200 + which.max(spec[201:500])

[1] 243

These correspond to actual frequencies of

139 * freq / length(data)

[1] 695

242 * freq / length(data)

[1] 1210

So by finding the closest row and column frequencies, we can see that this tone must correspond to the number in the first row and first column. ie. it must be the number “1”.

Task A

Use the sound package to synthesise a sample corresponding to the tones needed to dial your personal mobile phone number. You might want to write a bit of code to semi-automate this. Save the sample as a WAV file, for later use in Task C. Each dual-tone should be exactly 0.2 seconds in duration, and should be followed by a gap of silence of duration 0.1 seconds. If you can, play the sample and check that it “sounds like” a phone number being dialled.

Task B

A mystery phone number can be loaded into R with:

td = tempdir()
fp = file.path(td, "mystery.wav")
if (!file.exists(fp))
  download.file("https://darrenjw.github.io/time-series/extra/mystery.wav", fp)
mysterySamp = loadSample(fp)
mysterySamp

type      : mono
rate      : 44100 samples / second
quality   : 16 bits / sample
length    : 264644 samples
R memory  : 1058576 bytes
HD memory : 529332 bytes
duration  : 6.001 seconds

plot(mysterySamp)

mysteryData = sound(mysterySamp)[1,]
plot(ts(mysteryData, start=0, freq=freq), col=4)

# play(mysterySamp)

The phone number is 20 digits long, and therefore consists of 20 tones. Each tone is exactly 0.2 seconds in duration and followed by a 0.1 second gap of silence.

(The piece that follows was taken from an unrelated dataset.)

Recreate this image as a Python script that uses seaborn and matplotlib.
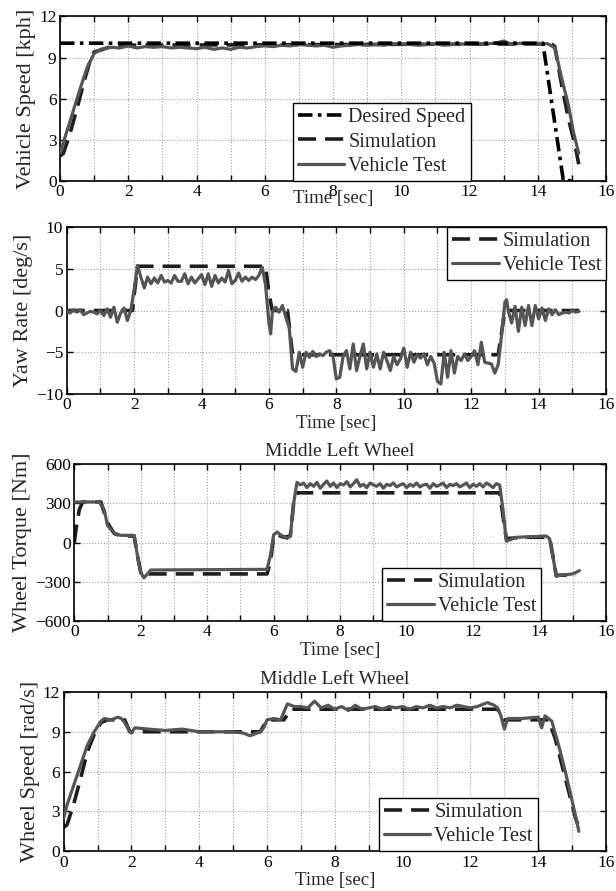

By extracting each tone in turn and then analysing it with the DFT, figure out the number being dialled. You will almost certainly want to write some code to (semi-)automate this process. Do not dial the number, but if you don’t recognise it, Googling it should reveal if you have figured it out correctly.

Task C (for after the computer practical)

The next time you have access to a regular land-line phone (with a dialling tone), lift the handset (or more likely these days, press the “phone” button) in order to get a dialling tone, then play your WAV file from Task A into the phone’s microphone. If you have completed Task A correctly, your mobile phone should ring.